* Set exercise: Quote all lines below exactly. Images stay out.
═══ Data provided
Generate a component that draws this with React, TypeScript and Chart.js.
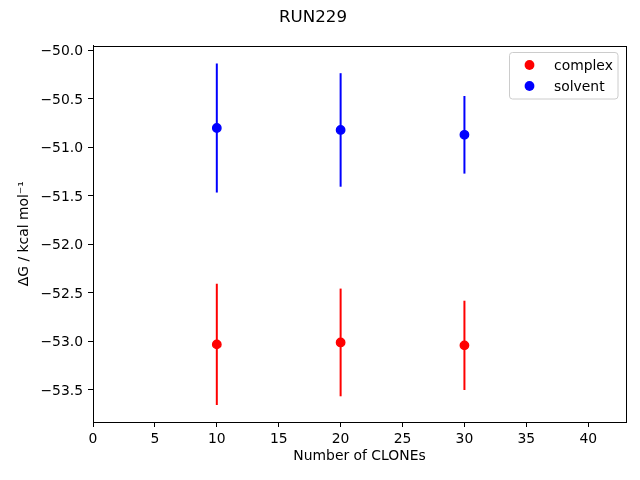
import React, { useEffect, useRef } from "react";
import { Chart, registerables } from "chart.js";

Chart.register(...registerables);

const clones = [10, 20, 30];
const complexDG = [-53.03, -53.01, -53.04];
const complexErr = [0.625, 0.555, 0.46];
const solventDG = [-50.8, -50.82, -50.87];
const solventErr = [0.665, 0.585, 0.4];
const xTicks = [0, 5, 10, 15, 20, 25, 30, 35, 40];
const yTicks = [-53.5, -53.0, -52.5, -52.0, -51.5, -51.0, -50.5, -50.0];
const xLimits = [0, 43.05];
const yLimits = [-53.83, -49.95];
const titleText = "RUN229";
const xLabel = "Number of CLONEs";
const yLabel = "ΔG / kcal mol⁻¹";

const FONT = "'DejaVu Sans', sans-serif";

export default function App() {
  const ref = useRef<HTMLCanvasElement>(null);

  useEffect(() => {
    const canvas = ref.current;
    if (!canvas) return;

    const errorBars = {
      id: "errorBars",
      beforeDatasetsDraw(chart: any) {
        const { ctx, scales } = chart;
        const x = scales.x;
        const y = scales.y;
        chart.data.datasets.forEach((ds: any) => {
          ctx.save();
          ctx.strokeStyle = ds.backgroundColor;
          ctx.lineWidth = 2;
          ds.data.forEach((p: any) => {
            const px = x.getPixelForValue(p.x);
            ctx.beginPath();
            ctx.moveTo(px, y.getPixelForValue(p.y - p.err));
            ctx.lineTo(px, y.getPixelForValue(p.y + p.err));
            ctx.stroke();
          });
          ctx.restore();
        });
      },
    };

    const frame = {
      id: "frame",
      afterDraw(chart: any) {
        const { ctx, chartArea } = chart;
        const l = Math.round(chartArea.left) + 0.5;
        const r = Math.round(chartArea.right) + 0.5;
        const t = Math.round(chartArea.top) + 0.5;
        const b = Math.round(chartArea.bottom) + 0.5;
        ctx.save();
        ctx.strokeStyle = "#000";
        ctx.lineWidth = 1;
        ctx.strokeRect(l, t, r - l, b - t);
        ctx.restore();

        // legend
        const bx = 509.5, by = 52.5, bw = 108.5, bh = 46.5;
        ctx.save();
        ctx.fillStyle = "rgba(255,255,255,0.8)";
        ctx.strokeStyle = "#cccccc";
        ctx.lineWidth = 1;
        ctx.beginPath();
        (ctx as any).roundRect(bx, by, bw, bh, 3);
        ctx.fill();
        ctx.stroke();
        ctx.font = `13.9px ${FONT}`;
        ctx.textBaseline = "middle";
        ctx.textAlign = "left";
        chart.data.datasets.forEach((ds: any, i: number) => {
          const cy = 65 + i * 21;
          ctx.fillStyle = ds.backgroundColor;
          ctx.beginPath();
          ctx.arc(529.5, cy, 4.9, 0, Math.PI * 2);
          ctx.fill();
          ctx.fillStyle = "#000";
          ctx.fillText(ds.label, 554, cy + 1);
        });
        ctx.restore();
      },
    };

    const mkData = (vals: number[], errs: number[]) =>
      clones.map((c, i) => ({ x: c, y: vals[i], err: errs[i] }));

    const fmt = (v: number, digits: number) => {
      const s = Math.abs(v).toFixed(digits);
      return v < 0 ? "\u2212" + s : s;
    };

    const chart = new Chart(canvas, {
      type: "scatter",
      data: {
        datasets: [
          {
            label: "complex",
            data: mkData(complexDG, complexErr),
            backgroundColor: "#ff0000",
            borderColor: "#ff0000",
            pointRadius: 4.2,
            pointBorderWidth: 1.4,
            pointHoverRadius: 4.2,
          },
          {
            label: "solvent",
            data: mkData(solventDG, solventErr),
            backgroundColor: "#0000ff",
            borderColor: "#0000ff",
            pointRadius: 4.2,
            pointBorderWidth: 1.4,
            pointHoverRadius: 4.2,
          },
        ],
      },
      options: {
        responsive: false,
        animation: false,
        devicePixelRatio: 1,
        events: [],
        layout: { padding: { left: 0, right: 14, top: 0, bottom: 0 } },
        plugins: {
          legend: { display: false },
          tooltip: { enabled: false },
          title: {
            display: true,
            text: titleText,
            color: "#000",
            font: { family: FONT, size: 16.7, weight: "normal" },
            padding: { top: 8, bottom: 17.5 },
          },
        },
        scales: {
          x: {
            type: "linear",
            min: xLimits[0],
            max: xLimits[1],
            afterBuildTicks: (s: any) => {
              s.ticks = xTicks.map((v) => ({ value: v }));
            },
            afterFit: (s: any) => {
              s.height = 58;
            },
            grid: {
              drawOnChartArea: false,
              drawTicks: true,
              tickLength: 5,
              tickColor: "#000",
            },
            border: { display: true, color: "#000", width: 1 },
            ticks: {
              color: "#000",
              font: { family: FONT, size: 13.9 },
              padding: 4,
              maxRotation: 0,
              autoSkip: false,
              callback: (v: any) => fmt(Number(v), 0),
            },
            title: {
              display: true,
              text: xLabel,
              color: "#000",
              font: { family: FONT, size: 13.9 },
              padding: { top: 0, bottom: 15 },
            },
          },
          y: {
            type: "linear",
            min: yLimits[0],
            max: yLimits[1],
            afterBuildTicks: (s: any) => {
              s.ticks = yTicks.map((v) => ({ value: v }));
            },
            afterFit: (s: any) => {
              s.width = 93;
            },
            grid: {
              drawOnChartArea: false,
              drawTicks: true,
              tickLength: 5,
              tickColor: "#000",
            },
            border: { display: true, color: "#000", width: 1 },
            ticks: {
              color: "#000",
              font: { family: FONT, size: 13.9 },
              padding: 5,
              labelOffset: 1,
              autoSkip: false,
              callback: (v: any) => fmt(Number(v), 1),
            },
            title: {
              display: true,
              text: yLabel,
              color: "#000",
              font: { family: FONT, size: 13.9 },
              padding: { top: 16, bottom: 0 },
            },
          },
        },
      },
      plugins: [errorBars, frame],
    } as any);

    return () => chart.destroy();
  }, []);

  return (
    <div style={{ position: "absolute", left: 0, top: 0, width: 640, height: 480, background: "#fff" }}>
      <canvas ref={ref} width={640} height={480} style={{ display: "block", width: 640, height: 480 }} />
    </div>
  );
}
══════
* Exercise solution:
Generate a component that draws this with React, TypeScript and Chart.js.
import React, { useEffect, useRef } from "react";
import { Chart, registerables } from "chart.js";

Chart.register(...registerables);

const clones = [10, 20, 30];
const complexDG = [-53.03, -53.01, -53.04];
const complexErr = [0.625, 0.555, 0.46];
const solventDG = [-50.8, -50.82, -50.87];
const solventErr = [0.665, 0.585, 0.4];
const xTicks = [0, 5, 10, 15, 20, 25, 30, 35, 40];
const yTicks = [-53.5, -53.0, -52.5, -52.0, -51.5, -51.0, -50.5, -50.0];
const xLimits = [0, 43.05];
const yLimits = [-53.83, -49.95];
const titleText = "RUN229";
const xLabel = "Number of CLONEs";
const yLabel = "ΔG / kcal mol⁻¹";

const FONT = "'DejaVu Sans', sans-serif";

export default function App() {
  const ref = useRef<HTMLCanvasElement>(null);

  useEffect(() => {
    const canvas = ref.current;
    if (!canvas) return;

    const errorBars = {
      id: "errorBars",
      beforeDatasetsDraw(chart: any) {
        const { ctx, scales } = chart;
        const x = scales.x;
        const y = scales.y;
        chart.data.datasets.forEach((ds: any) => {
          ctx.save();
          ctx.strokeStyle = ds.backgroundColor;
          ctx.lineWidth = 2;
          ds.data.forEach((p: any) => {
            const px = x.getPixelForValue(p.x);
            ctx.beginPath();
            ctx.moveTo(px, y.getPixelForValue(p.y - p.err));
            ctx.lineTo(px, y.getPixelForValue(p.y + p.err));
            ctx.stroke();
          });
          ctx.restore();
        });
      },
    };

    const frame = {
      id: "frame",
      afterDraw(chart: any) {
        const { ctx, chartArea } = chart;
        const l = Math.round(chartArea.left) + 0.5;
        const r = Math.round(chartArea.right) + 0.5;
        const t = Math.round(chartArea.top) + 0.5;
        const b = Math.round(chartArea.bottom) + 0.5;
        ctx.save();
        ctx.strokeStyle = "#000";
        ctx.lineWidth = 1;
        ctx.strokeRect(l, t, r - l, b - t);
        ctx.restore();

        // legend
        const bx = 509.5, by = 52.5, bw = 108.5, bh = 46.5;
        ctx.save();
        ctx.fillStyle = "rgba(255,255,255,0.8)";
        ctx.strokeStyle = "#cccccc";
        ctx.lineWidth = 1;
        ctx.beginPath();
        (ctx as any).roundRect(bx, by, bw, bh, 3);
        ctx.fill();
        ctx.stroke();
        ctx.font = `13.9px ${FONT}`;
        ctx.textBaseline = "middle";
        ctx.textAlign = "left";
        chart.data.datasets.forEach((ds: any, i: number) => {
          const cy = 65 + i * 21;
          ctx.fillStyle = ds.backgroundColor;
          ctx.beginPath();
          ctx.arc(529.5, cy, 4.9, 0, Math.PI * 2);
          ctx.fill();
          ctx.fillStyle = "#000";
          ctx.fillText(ds.label, 554, cy + 1);
        });
        ctx.restore();
      },
    };

    const mkData = (vals: number[], errs: number[]) =>
      clones.map((c, i) => ({ x: c, y: vals[i], err: errs[i] }));

    const fmt = (v: number, digits: number) => {
      const s = Math.abs(v).toFixed(digits);
      return v < 0 ? "\u2212" + s : s;
    };

    const chart = new Chart(canvas, {
      type: "scatter",
      data: {
        datasets: [
          {
            label: "complex",
            data: mkData(complexDG, complexErr),
            backgroundColor: "#ff0000",
            borderColor: "#ff0000",
            pointRadius: 4.2,
            pointBorderWidth: 1.4,
            pointHoverRadius: 4.2,
          },
          {
            label: "solvent",
            data: mkData(solventDG, solventErr),
            backgroundColor: "#0000ff",
            borderColor: "#0000ff",
            pointRadius: 4.2,
            pointBorderWidth: 1.4,
            pointHoverRadius: 4.2,
          },
        ],
      },
      options: {
        responsive: false,
        animation: false,
        devicePixelRatio: 1,
        events: [],
        layout: { padding: { left: 0, right: 14, top: 0, bottom: 0 } },
        plugins: {
          legend: { display: false },
          tooltip: { enabled: false },
          title: {
            display: true,
            text: titleText,
            color: "#000",
            font: { family: FONT, size: 16.7, weight: "normal" },
            padding: { top: 8, bottom: 17.5 },
          },
        },
        scales: {
          x: {
            type: "linear",
            min: xLimits[0],
            max: xLimits[1],
            afterBuildTicks: (s: any) => {
              s.ticks = xTicks.map((v) => ({ value: v }));
            },
            afterFit: (s: any) => {
              s.height = 58;
            },
            grid: {
              drawOnChartArea: false,
              drawTicks: true,
              tickLength: 5,
              tickColor: "#000",
            },
            border: { display: true, color: "#000", width: 1 },
            ticks: {
              color: "#000",
              font: { family: FONT, size: 13.9 },
              padding: 4,
              maxRotation: 0,
              autoSkip: false,
              callback: (v: any) => fmt(Number(v), 0),
            },
            title: {
              display: true,
              text: xLabel,
              color: "#000",
              font: { family: FONT, size: 13.9 },
              padding: { top: 0, bottom: 15 },
            },
          },
          y: {
            type: "linear",
            min: yLimits[0],
            max: yLimits[1],
            afterBuildTicks: (s: any) => {
              s.ticks = yTicks.map((v) => ({ value: v }));
            },
            afterFit: (s: any) => {
              s.width = 93;
            },
            grid: {
              drawOnChartArea: false,
              drawTicks: true,
              tickLength: 5,
              tickColor: "#000",
            },
            border: { display: true, color: "#000", width: 1 },
            ticks: {
              color: "#000",
              font: { family: FONT, size: 13.9 },
              padding: 5,
              labelOffset: 1,
              autoSkip: false,
              callback: (v: any) => fmt(Number(v), 1),
            },
            title: {
              display: true,
              text: yLabel,
              color: "#000",
              font: { family: FONT, size: 13.9 },
              padding: { top: 16, bottom: 0 },
            },
          },
        },
      },
      plugins: [errorBars, frame],
    } as any);

    return () => chart.destroy();
  }, []);

  return (
    <div style={{ position: "absolute", left: 0, top: 0, width: 640, height: 480, background: "#fff" }}>
      <canvas ref={ref} width={640} height={480} style={{ display: "block", width: 640, height: 480 }} />
    </div>
  );
}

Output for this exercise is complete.